[Code that draws figures]
▼

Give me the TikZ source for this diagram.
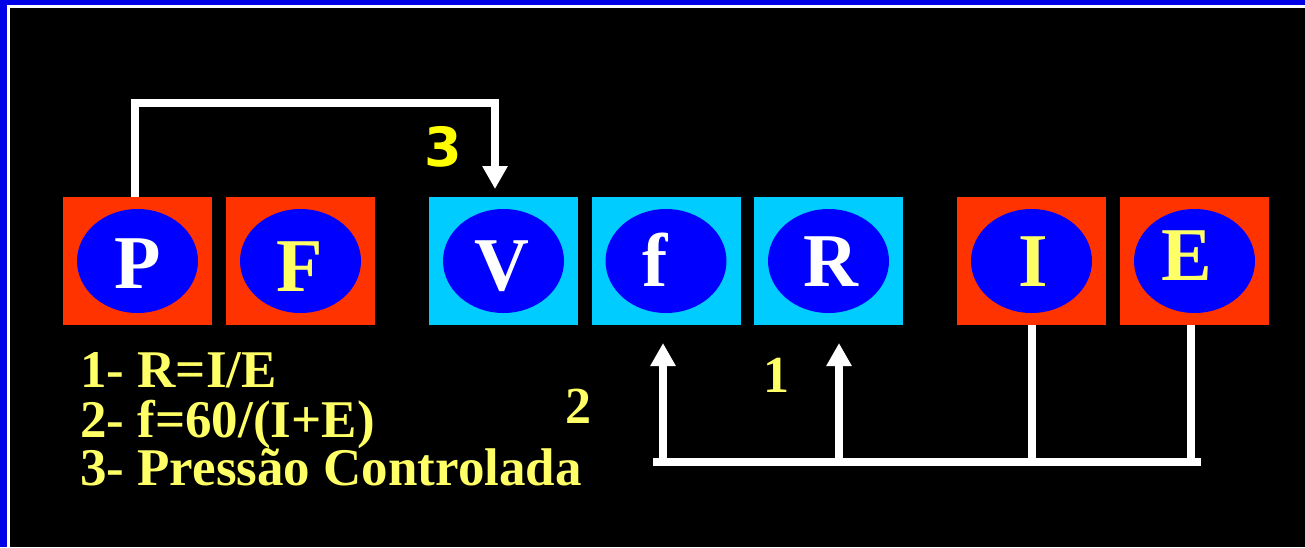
\documentclass[tikz,border=0pt]{standalone}
\usepackage{fontspec}
\setmainfont{Liberation Serif}
\newfontfamily\labsans{DejaVu Sans}
\usetikzlibrary{shapes.geometric,arrows.meta,calc}
\definecolor{bordblue}{RGB}{0,0,230}
\definecolor{boxred}{RGB}{255,51,0}
\definecolor{boxcyan}{RGB}{0,204,255}
\definecolor{ellblue}{RGB}{0,0,255}
\definecolor{txtyellow}{RGB}{255,255,102}
\definecolor{labyellow}{RGB}{255,255,0}
\tikzset{
  cellbox/.style={rectangle, minimum width=149pt, minimum height=128pt, inner sep=0pt, draw=none},
  redbox/.style={cellbox, fill=boxred},
  cyanbox/.style={cellbox, fill=boxcyan},
  oval/.style={ellipse, fill=ellblue, minimum width=121pt, minimum height=104pt, inner sep=0pt, draw=none},
  letter/.style={anchor=base, inner sep=0pt, font=\fontsize{76}{80}\selectfont\bfseries},
  conn/.style={draw=white, line width=8pt},
  tipped/.style={-{Triangle[width=24pt,length=23pt]}},
  legend/.style={anchor=base west, inner sep=0pt, text=txtyellow, font=\fontsize{53}{60}\selectfont\bfseries},
  numlab/.style={anchor=base, inner sep=0pt, text=txtyellow, font=\fontsize{52}{60}\selectfont\bfseries},
}
\newcommand{\mkcell}[7]{%
  \node[#3] (#1) at (#2,261) {};
  \node[oval] (#1o) at (#1.center) {};
  \node[letter, text=#5] (#1l) at (#6,#7) {#4};
}
\begin{document}
\begin{tikzpicture}[x=1pt,y=-1pt]
\useasboundingbox (0,0) rectangle (1305,547);
\fill[bordblue] (0,0) rectangle (1305,547);
\fill[white] (7,5) rectangle (1305,547);
\fill[black] (9.5,7.5) rectangle (1305,547);

\mkcell{P}{137.5}{redbox}{P}{white}{138}{288}
\mkcell{F}{300.5}{redbox}{F}{txtyellow}{299.5}{291}
\mkcell{V}{503.5}{cyanbox}{V}{white}{501.5}{290}
\mkcell{f}{666}{cyanbox}{f}{white}{655}{286}
\mkcell{R}{828.5}{cyanbox}{R}{white}{830.5}{286}
\mkcell{I}{1031.5}{redbox}{I}{txtyellow}{1033}{286}
\mkcell{E}{1194.5}{redbox}{E}{txtyellow}{1187}{280}

% top connector P -> V
\coordinate (tr) at (495,103);
\coordinate (vt) at (495,189);
\draw[conn, tipped] ([xshift=-2.5pt]P.north) |- (tr) -- (vt);

% bottom connectors
\coordinate (bl) at (653,462);
\coordinate (br) at (1201,462);
\coordinate (fa) at (663,343);
\coordinate (ra) at (839,343);
\draw[conn] (bl) -- (br);
\draw[conn] (I.south) -- (I.south |- bl);
\draw[conn] ([xshift=-3.5pt]E.south) -- ([xshift=-3.5pt]E.south |- bl);
\draw[conn, tipped] (fa |- bl) -- (fa);
\draw[conn, tipped] (ra |- bl) -- (ra);

% labels
\node[anchor=base, inner sep=0pt, text=labyellow, font=\labsans\bfseries\fontsize{54}{60}\selectfont] (n3) at (443,166) {3};
\node[numlab] (n1) at (776,392) {1};
\node[numlab] (n2) at (578,423) {2};

\node[legend] (l1) at (80,387) {1- R=I/E};
\node[legend] (l2) at (80,437) {2- f=60/(I+E)};
\node[legend] (l3) at (80,485) {3- Pressão Controlada};
\end{tikzpicture}
\end{document}
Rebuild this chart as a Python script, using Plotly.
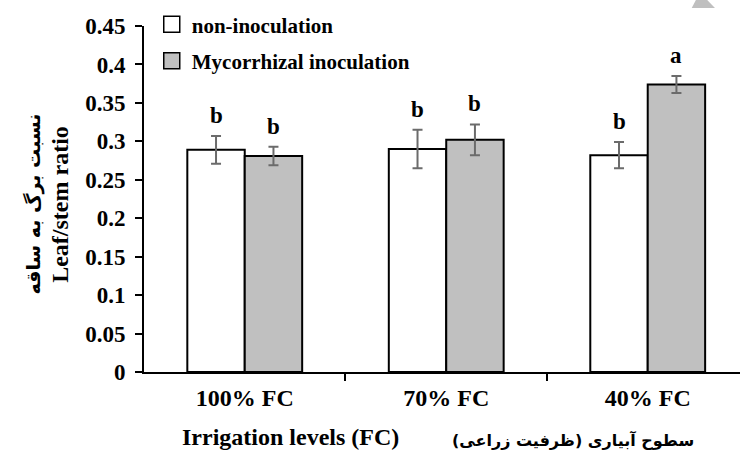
import plotly.graph_objects as go

categories = ["100% FC", "70% FC", "40% FC"]
series_names = ["non-inoculation", "Mycorrhizal inoculation"]
non_inoc = [0.289, 0.290, 0.282]
non_inoc_err = [0.018, 0.025, 0.017]
myc_inoc = [0.281, 0.302, 0.374]
myc_inoc_err = [0.012, 0.020, 0.011]
letters_non = ["b", "b", "b"]
letters_myc = ["b", "b", "a"]
y_ticks = [0, 0.05, 0.1, 0.15, 0.2, 0.25, 0.3, 0.35, 0.4, 0.45]
y_ticktext = ["0", "0.05", "0.1", "0.15", "0.2", "0.25", "0.3", "0.35", "0.4", "0.45"]

SERIF = "Liberation Serif, Times New Roman, serif"
W = 0.285
idx = list(range(len(categories)))
x_non = [i - W / 2 for i in idx]
x_myc = [i + W / 2 for i in idx]
fills = ["white", "#c0c0c0"]

fig = go.Figure()
fig.add_trace(go.Bar(
    x=x_non, y=non_inoc, width=W, name=series_names[0], showlegend=False,
    marker=dict(color=fills[0], line=dict(color="black", width=2)),
    error_y=dict(type="data", array=non_inoc_err, color="#6b6b6b", thickness=2, width=5),
))
fig.add_trace(go.Bar(
    x=x_myc, y=myc_inoc, width=W, name=series_names[1], showlegend=False,
    marker=dict(color=fills[1], line=dict(color="black", width=2)),
    error_y=dict(type="data", array=myc_inoc_err, color="#6b6b6b", thickness=2, width=5),
))
# legend entries (square swatches)
for k, (nm, fc) in enumerate(zip(series_names, fills)):
    fig.add_trace(go.Scatter(
        x=[None], y=[None], mode="markers", name=nm, legendgroup=f"g{k}",
        marker=dict(symbol="square", size=16, color=fc, line=dict(color="black", width=1.5)),
    ))

annotations = []
for xs, vals, errs, labs in [(x_non, non_inoc, non_inoc_err, letters_non),
                             (x_myc, myc_inoc, myc_inoc_err, letters_myc)]:
    for xv, v, e, lab in zip(xs, vals, errs, labs):
        annotations.append(dict(
            x=xv, y=v + e, xref="x", yref="y", text=lab, showarrow=False,
            yanchor="bottom", yshift=6,
            font=dict(family=SERIF, size=23, color="black", weight="bold"),
        ))

annotations += [
    dict(x=0.245, y=-0.188, xref="paper", yref="paper", text="Irrigation levels (FC)",
         showarrow=False, xanchor="center", yanchor="middle",
         font=dict(family=SERIF, size=24, color="black", weight="bold")),
    dict(x=0.72, y=-0.197, xref="paper", yref="paper", text="سطوح آبیاری (ظرفیت زراعی)",
         showarrow=False, xanchor="center", yanchor="middle",
         font=dict(family="DejaVu Sans", size=16, color="black", weight="bold")),
    dict(x=-0.141, y=0.486, xref="paper", yref="paper", text="Leaf/stem ratio",
         showarrow=False, xanchor="center", yanchor="middle", textangle=-90,
         font=dict(family=SERIF, size=24, color="black", weight="bold")),
    dict(x=-0.185, y=0.486, xref="paper", yref="paper", text="نسبت برگ به ساقه",
         showarrow=False, xanchor="center", yanchor="middle", textangle=-90,
         font=dict(family="DejaVu Sans", size=19, color="black", weight="bold")),
]

fig.update_layout(
    width=740, height=450,
    margin=dict(l=144, r=0, t=26, b=78, pad=0),
    plot_bgcolor="white", paper_bgcolor="white",
    barmode="overlay",
    showlegend=True,
    legend=dict(x=0.013, y=1.063, xanchor="left", yanchor="top",
                font=dict(family=SERIF, size=21, color="black", weight="bold"),
                bgcolor="rgba(0,0,0,0)", traceorder="grouped", tracegroupgap=6),
    annotations=annotations,
    shapes=[dict(type="path", xref="paper", yref="paper",
                 path="M 0.919 1.052 L 0.958 1.052 L 0.945 1.075 L 0.926 1.075 Z",
                 fillcolor="#bfbfbf", line=dict(width=0))],
    xaxis=dict(range=[-0.5, 2.458], tickvals=idx, ticktext=categories, ticks="",
               showline=True, linecolor="black", linewidth=2, showgrid=False, zeroline=False,
               ticklabelstandoff=3,
               tickfont=dict(family=SERIF, size=24, color="black", weight="bold"),
               minor=dict(tickvals=[0.5, 1.5], ticks="outside", ticklen=7, tickwidth=2,
                          tickcolor="black", showgrid=False)),
    yaxis=dict(range=[0, 0.45], tickvals=y_ticks, ticktext=y_ticktext, ticks="outside",
               ticklen=7, tickwidth=2, tickcolor="black",
               showline=True, linecolor="black", linewidth=2, showgrid=False, zeroline=False,
               ticklabelstandoff=5,
               tickfont=dict(family=SERIF, size=23, color="black", weight="bold")),
)

fig.write_html("out.html")
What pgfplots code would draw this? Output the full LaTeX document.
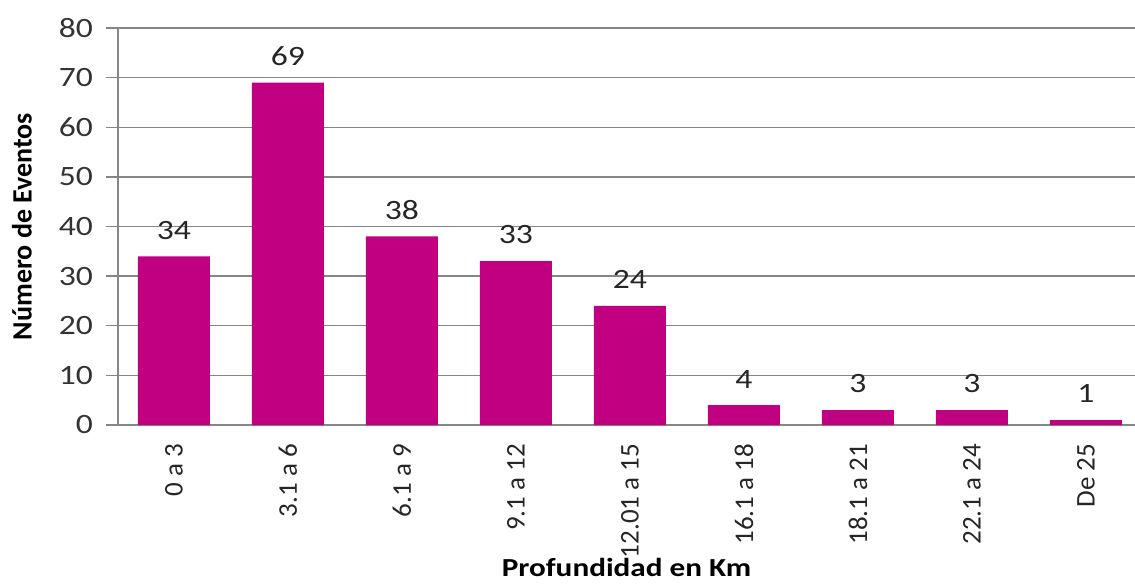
\documentclass[border=0pt]{standalone}
\usepackage{fontspec}
\setmainfont{Carlito}
\newfontfamily\wide[FakeStretch=1.2]{Carlito}
\usepackage{pgfplots}
\pgfplotsset{compat=1.18}
\definecolor{barmag}{RGB}{192,0,128}
\definecolor{gridg}{RGB}{134,134,134}
\begin{document}
\begin{tikzpicture}
\begin{axis}[name=ax, scale only axis, width=508.5pt, height=198.5pt,
  ybar, bar width=36pt,
  xmin=-0.49, xmax=8.43, ymin=0, ymax=80, ytick={0,10,...,80},
  xtick=data,
  xticklabels={0 a 3,3.1 a 6,6.1 a 9,9.1 a 12,12.01 a 15,16.1 a 18,18.1 a 21,22.1 a 24,De 25},
  x tick label style={rotate=90, anchor=east, font=\fontsize{13.5}{15}\selectfont, text=black!85},
  y tick label style={font=\wide\fontsize{14}{16}\selectfont, text=black!80, xshift=-3pt},
  /pgf/number format/assume math mode=true,
  axis x line=bottom, axis y line=left,
  axis line style={-, draw=gridg, line width=0.7pt},
  tick align=outside, major tick length=6pt,
  xtick style={draw=none}, ytick style={draw=gridg, line width=0.7pt},
  ymajorgrids, grid style={draw=gridg, line width=0.7pt},
  nodes near coords,
  every node near coord/.append style={font=\wide\fontsize{14}{16}\selectfont, text=black!85, yshift=5pt},
  xlabel={\textbf{\wide Profundidad en Km}},
  ylabel={\textbf{Número de Eventos}},
  every axis x label/.style={at={(axis description cs:0.5,0)}, anchor=center, yshift=-71pt, font=\fontsize{13}{15}\selectfont},
  every axis y label/.style={at={(axis description cs:0,0.5)}, rotate=90, anchor=center, yshift=48pt, font=\fontsize{14}{16}\selectfont},
]
\addplot[fill=barmag, draw=none] coordinates {(0,34) (1,69) (2,38) (3,33) (4,24) (5,4) (6,3) (7,3) (8,1)};
\end{axis}
\pgfresetboundingbox
\path ([xshift=-59pt,yshift=-80pt]ax.south west) rectangle ([yshift=14pt]ax.north east);
\end{tikzpicture}
\end{document}
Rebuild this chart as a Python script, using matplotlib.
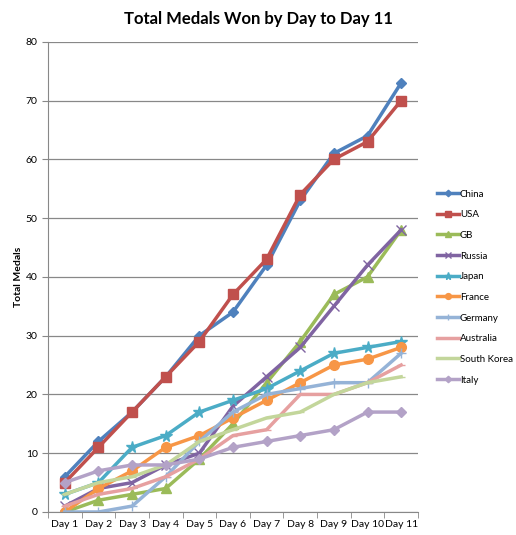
import matplotlib
matplotlib.use("Agg")
from matplotlib import pyplot as plt

days = ["Day 1", "Day 2", "Day 3", "Day 4", "Day 5", "Day 6",
        "Day 7", "Day 8", "Day 9", "Day 10", "Day 11"]

china = [6, 12, 17, 23, 30, 34, 42, 53, 61, 64, 73]
usa = [5, 11, 17, 23, 29, 37, 43, 54, 60, 63, 70]
gb = [0, 2, 3, 4, 9, 15, 22, 29, 37, 40, 48]
russia = [1, 4, 5, 8, 10, 18, 23, 28, 35, 42, 48]
japan = [3, 5, 11, 13, 17, 19, 21, 24, 27, 28, 29]
france = [0, 4, 7, 11, 13, 16, 19, 22, 25, 26, 28]
germany = [0, 0, 1, 6, 12, 17, 20, 21, 22, 22, 27]
australia = [1, 3, 4, 6, 9, 13, 14, 20, 20, 22, 25]
south_korea = [3, 5, 6, 8, 12, 14, 16, 17, 20, 22, 23]
italy = [5, 7, 8, 8, 9, 11, 12, 13, 14, 17, 17]

series = [
    ("China", china, "#4F81BD", "D"),
    ("USA", usa, "#C0504D", "s"),
    ("GB", gb, "#9BBB59", "^"),
    ("Russia", russia, "#8064A2", "x"),
    ("Japan", japan, "#4BACC6", "*"),
    ("France", france, "#F79646", "o"),
    ("Germany", germany, "#95B3D7", "+"),
    ("Australia", australia, "#E6A0A0", "_"),
    ("South Korea", south_korea, "#C3D69B", "_"),
    ("Italy", italy, "#B3A2C7", "D"),
]
marker_sizes = {"D": 5.5, "s": 6.5, "^": 6.5, "x": 6.5, "*": 8.5,
                "o": 7, "+": 7, "_": 6}

plt.rcParams['font.family'] = ['Lato', 'DejaVu Sans']

fig = plt.figure(figsize=(5.16, 5.35), dpi=100)
ax = fig.add_axes([0.093, 0.043, 0.717, 0.879])

x = list(range(len(days)))
for name, vals, col, mk in series:
    ax.plot(x, vals, color=col, lw=2.5, marker=mk, markersize=marker_sizes[mk],
            markerfacecolor=col, markeredgecolor=col, markeredgewidth=1.0,
            label=name)

ax.set_xlim(-0.5, len(days) - 0.5)
ax.set_ylim(0, 80)
ax.set_yticks(range(0, 81, 10))
ax.set_xticks(x)
ax.set_xticklabels(days, fontsize=7.5)
ax.tick_params(axis='y', labelsize=7.5, length=4, color='#888888')
ax.set_xticks([i + 0.5 for i in range(-1, len(days))], minor=True)
ax.tick_params(axis='x', which='major', length=0, pad=6)
ax.tick_params(axis='x', which='minor', length=4, color='#888888')
ax.grid(True, axis='y', color='#888888', lw=0.9)
ax.set_axisbelow(True)
for s in ["top", "right"]:
    ax.spines[s].set_visible(False)
ax.spines["left"].set_color('#888888')
ax.spines["bottom"].set_color('#888888')

ax.set_ylabel("Total Medals", fontsize=7.5, fontweight='bold', labelpad=2)
fig.suptitle("Total Medals Won by Day to Day 11", fontsize=12,
             fontweight='bold', x=0.5, y=0.98)

ax.legend(loc='upper left', bbox_to_anchor=(1.04, 0.694), frameon=False,
          fontsize=7, handlelength=2.3, handletextpad=0.1,
          labelspacing=1.2, borderaxespad=0, markerscale=0.6)

fig.savefig("out.png", dpi=100)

▲

[Exercise objective] Reproduce only the lines from the beginning of the data through the line that contains "(9.5,7.5) rectangle (1305,547);", both included, and please drop the pictures.

[Result for this task]
Give me the TikZ source for this diagram.
\documentclass[tikz,border=0pt]{standalone}
\usepackage{fontspec}
\setmainfont{Liberation Serif}
\newfontfamily\labsans{DejaVu Sans}
\usetikzlibrary{shapes.geometric,arrows.meta,calc}
\definecolor{bordblue}{RGB}{0,0,230}
\definecolor{boxred}{RGB}{255,51,0}
\definecolor{boxcyan}{RGB}{0,204,255}
\definecolor{ellblue}{RGB}{0,0,255}
\definecolor{txtyellow}{RGB}{255,255,102}
\definecolor{labyellow}{RGB}{255,255,0}
\tikzset{
  cellbox/.style={rectangle, minimum width=149pt, minimum height=128pt, inner sep=0pt, draw=none},
  redbox/.style={cellbox, fill=boxred},
  cyanbox/.style={cellbox, fill=boxcyan},
  oval/.style={ellipse, fill=ellblue, minimum width=121pt, minimum height=104pt, inner sep=0pt, draw=none},
  letter/.style={anchor=base, inner sep=0pt, font=\fontsize{76}{80}\selectfont\bfseries},
  conn/.style={draw=white, line width=8pt},
  tipped/.style={-{Triangle[width=24pt,length=23pt]}},
  legend/.style={anchor=base west, inner sep=0pt, text=txtyellow, font=\fontsize{53}{60}\selectfont\bfseries},
  numlab/.style={anchor=base, inner sep=0pt, text=txtyellow, font=\fontsize{52}{60}\selectfont\bfseries},
}
\newcommand{\mkcell}[7]{%
  \node[#3] (#1) at (#2,261) {};
  \node[oval] (#1o) at (#1.center) {};
  \node[letter, text=#5] (#1l) at (#6,#7) {#4};
}
\begin{document}
\begin{tikzpicture}[x=1pt,y=-1pt]
\useasboundingbox (0,0) rectangle (1305,547);
\fill[bordblue] (0,0) rectangle (1305,547);
\fill[white] (7,5) rectangle (1305,547);
\fill[black] (9.5,7.5) rectangle (1305,547);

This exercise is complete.